Weiter-so oder echter Neustart?

Über fehlende Herausforderungen kann sich Neu-Präsident Hermann Winkler also nicht beklagen. Der Strippenzieher, dem ein exzellentes Netzwerk nachgesagt wird, sollte keine Mühe haben, dem Ostfußball mehr Resonanz zu verschaffen. Schon in seiner bisherigen Funktion als NOFV-Vize hatte der kommunikativ starke Winkler in den vergangenen Monaten viele Medienauftritte – als Chef-Lobbyist sollten es noch mehr werden.

Bedeutet die Personalie nun ein Weiter-so oder eine Chance für einen echten Neustart?

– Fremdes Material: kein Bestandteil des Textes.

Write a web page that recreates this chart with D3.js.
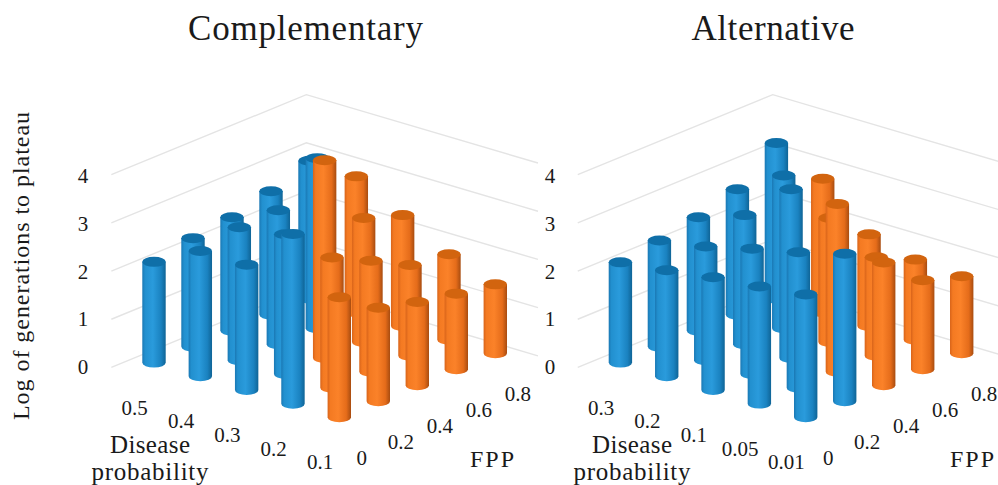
<!DOCTYPE html>
<html>
<head>
<meta charset="utf-8">
<script src="https://cdn.jsdelivr.net/npm/d3@7"></script>
<style>
html, body { margin: 0; padding: 0; background: #fff; }
svg text { font-family: "Liberation Serif", serif; fill: #1a1a1a; }
</style>
</head>
<body>
<svg width="998" height="485"></svg>
<script>
// rows go from the front of the chart (smallest disease prob.) to the back
const fppLabels = ["0", "0.2", "0.4", "0.6", "0.8"];
const compDisease = ["0.1", "0.2", "0.3", "0.4", "0.5"];
const altDisease = ["0.01", "0.05", "0.1", "0.2", "0.3"];
const valueTicks = [0, 1, 2, 3, 4];

const compValues = [
    [2.49, 1.94, 1.73, 1.57, 1.43],
    [3.52, 2.70, 2.30, 1.88, 1.77],
    [2.60, 2.90, 4.10, 2.57, 2.30],
    [2.60, 2.76, 2.78, 3.53, 2.82],
    [2.09, 2.25, 2.35, 2.56, 2.86]
];
const compSeries = [
    ["o", "o", "o", "o", "o"],
    ["b", "o", "o", "o", "o"],
    ["b", "b", "o", "o", "o"],
    ["b", "b", "b", "b", "o"],
    ["b", "b", "b", "b", "b"]
];
const altValues = [
    [2.55, 3.06, 2.55, 1.85, 1.60],
    [2.43, 2.81, 3.48, 2.04, 1.66],
    [2.34, 2.60, 3.50, 2.57, 1.90],
    [2.20, 2.36, 2.68, 3.17, 2.77],
    [2.08, 2.20, 2.35, 2.60, 3.23]
];
const altSeries = [
    ["b", "b", "o", "o", "o"],
    ["b", "b", "o", "o", "o"],
    ["b", "b", "b", "o", "o"],
    ["b", "b", "b", "b", "o"],
    ["b", "b", "b", "b", "b"]
];

const svg = d3.select("svg");
const rx = 11.7, ry = 5;

// shading for the cylinders
const defs = svg.append("defs");
function sideGradient(id, stops) {
    const g = defs.append("linearGradient").attr("id", id);
    stops.forEach(s => g.append("stop").attr("offset", s[0]).attr("stop-color", s[1]));
}
sideGradient("side-b", [[0, "#1a78b4"], [0.12, "#2290cf"], [0.45, "#2a9bdc"], [0.8, "#1a82c0"], [1, "#0f6496"]]);
sideGradient("side-o", [[0, "#d8641a"], [0.12, "#f47a22"], [0.45, "#fb8229"], [0.8, "#e56c1a"], [1, "#a84c10"]]);
const topColor = d3.scaleOrdinal().domain(["b", "o"]).range(["#0f6fa8", "#d2640f"]);

// disease index and FPP index both move a point across the floor
const xDisease = d3.scaleLinear().domain([0, 4]).range([0, -185.3]);
const yDisease = d3.scaleLinear().domain([0, 4]).range([0, -54.7]);
const xFpp = d3.scaleLinear().domain([0, 4]).range([0, 156]);
const yFpp = d3.scaleLinear().domain([0, 4]).range([0, -64]);
const height = d3.scaleLinear().domain([0, 1]).range([0, 48.2]);

function drawPanel(opts) {
    const g = svg.append("g");
    const fx = (i, j) => opts.frontX + xDisease(i) + xFpp(j);
    const fy = (i, j) => 417.3 + yDisease(i) + yFpp(j);

    // walls, the floor corner sits a little below the bars
    const cornerX = fx(4.5, 4.5), cornerY = fy(4.5, 4.5) + 3.7;
    [0, 1, 2, 3, 4].forEach(v => {
        const cy = cornerY - height(v);
        g.append("path")
            .attr("d", d3.line()([
                [cornerX + xFpp(-5), cy + yFpp(-5)],
                [cornerX, cy],
                [cornerX + xDisease(-5), cy + yDisease(-5)]
            ]))
            .attr("fill", "none")
            .attr("stroke", "#e4e4e4")
            .attr("stroke-width", 1.4);
    });

    // cells back to front
    const cells = d3.cross(d3.range(5), d3.range(5), (i, j) => ({
        i, j,
        x: fx(i, j), y: fy(i, j),
        h: height(opts.values[i][j]),
        s: opts.series[i][j]
    })).sort((a, b) => d3.ascending(a.y, b.y));

    const bars = g.selectAll(".bar").data(cells).enter().append("g").attr("class", "bar");
    bars.append("path")
        .attr("fill", d => `url(#side-${d.s})`)
        .attr("d", d => `M${d.x - rx},${d.y - d.h}L${d.x - rx},${d.y}` +
            `A${rx},${ry} 0 0 0 ${d.x + rx},${d.y}L${d.x + rx},${d.y - d.h}Z`);
    bars.append("ellipse")
        .attr("cx", d => d.x)
        .attr("cy", d => d.y - d.h)
        .attr("rx", rx)
        .attr("ry", ry)
        .attr("fill", d => topColor(d.s));

    // tick labels
    const yTick = d3.scaleLinear().domain([0, 4]).range([374, 183]);
    g.selectAll(".val").data(valueTicks).enter().append("text")
        .attr("class", "val")
        .attr("x", opts.tickX)
        .attr("y", d => yTick(d))
        .attr("text-anchor", "middle")
        .attr("font-size", 21)
        .text(d => d);
    g.selectAll(".dis").data(opts.disease).enter().append("text")
        .attr("class", "dis")
        .attr("x", (d, i) => fx(i, 0) - 19.3)
        .attr("y", (d, i) => fy(i, 0) + 52)
        .attr("text-anchor", "middle")
        .attr("font-size", 21)
        .text(d => d);
    g.selectAll(".fpp").data(fppLabels).enter().append("text")
        .attr("class", "fpp")
        .attr("x", (d, j) => fx(0, j) + 22.5)
        .attr("y", (d, j) => fy(0, j) + 48)
        .attr("text-anchor", "middle")
        .attr("font-size", 21)
        .text(d => d);

    // titles
    g.append("text")
        .attr("x", opts.titleX).attr("y", 40)
        .attr("text-anchor", "middle")
        .attr("font-size", 35)
        .attr("textLength", opts.titleLen)
        .attr("lengthAdjust", "spacing")
        .text(opts.title);
    g.append("text")
        .attr("x", opts.diseaseX).attr("y", 453)
        .attr("text-anchor", "middle").attr("font-size", 25)
        .attr("textLength", 80).attr("lengthAdjust", "spacing")
        .text("Disease");
    g.append("text")
        .attr("x", opts.diseaseX).attr("y", 480)
        .attr("text-anchor", "middle").attr("font-size", 25)
        .attr("textLength", 117).attr("lengthAdjust", "spacing")
        .text("probability");
    g.append("text")
        .attr("x", opts.fppX).attr("y", 467)
        .attr("text-anchor", "middle").attr("font-size", 24)
        .attr("textLength", 44).attr("lengthAdjust", "spacing")
        .text("FPP");
}

drawPanel({
    title: "Complementary", titleX: 305.5, titleLen: 235,
    frontX: 339.3, tickX: 83, values: compValues, series: compSeries, disease: compDisease,
    diseaseX: 150, fppX: 492
});
drawPanel({
    title: "Alternative", titleX: 773, titleLen: 163,
    frontX: 805.7, tickX: 550, values: altValues, series: altSeries, disease: altDisease,
    diseaseX: 632, fppX: 972
});

svg.append("text")
    .attr("transform", "translate(29,266) rotate(-90)")
    .attr("text-anchor", "middle")
    .attr("font-size", 24)
    .attr("textLength", 308)
    .attr("lengthAdjust", "spacing")
    .text("Log of generations to plateau");
</script>
</body>
</html>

Einerseits verkörpert Winkler jenen Typ Apparatschik, wie er typisch ist für Sportverbände, die von ausgedienten Politfunktionären als Spielwiese entdeckt werden. Andererseits könnte Winkler, der mittlerweile als Unternehmensberater arbeitet, mit seiner Mischung aus politischem Geschick, kommunikativer Stärke und Pragmatismus den NOFV beleben und professionalisieren.

Flirt mit der AfD

Genügend Reibungsfläche bietet Winkler in jedem Fall. In den vergangenen Jahren ist er weder davor zurückgeschreckt, sich mit seiner eigenen Partei anzulegen noch mit dem mächtigen DFB. 2016 geriet der damalige sächsische Europaabgeordnete in die Negativschlagzeilen, als er unverhohlen mit ganz rechts außen flirtete und meinte: „Wenn es eine bürgerliche Mehrheit gemeinsam mit der AfD gibt, sollten wir mit ihr koalieren.“ Nun könnte man meinen, dieses eine Mal hat Winkler sein politisches Gespür verlassen. Aber er wäre nicht der erste sächsische CDU-Politiker, der mit dem rechten Auge nicht so genau hinsieht.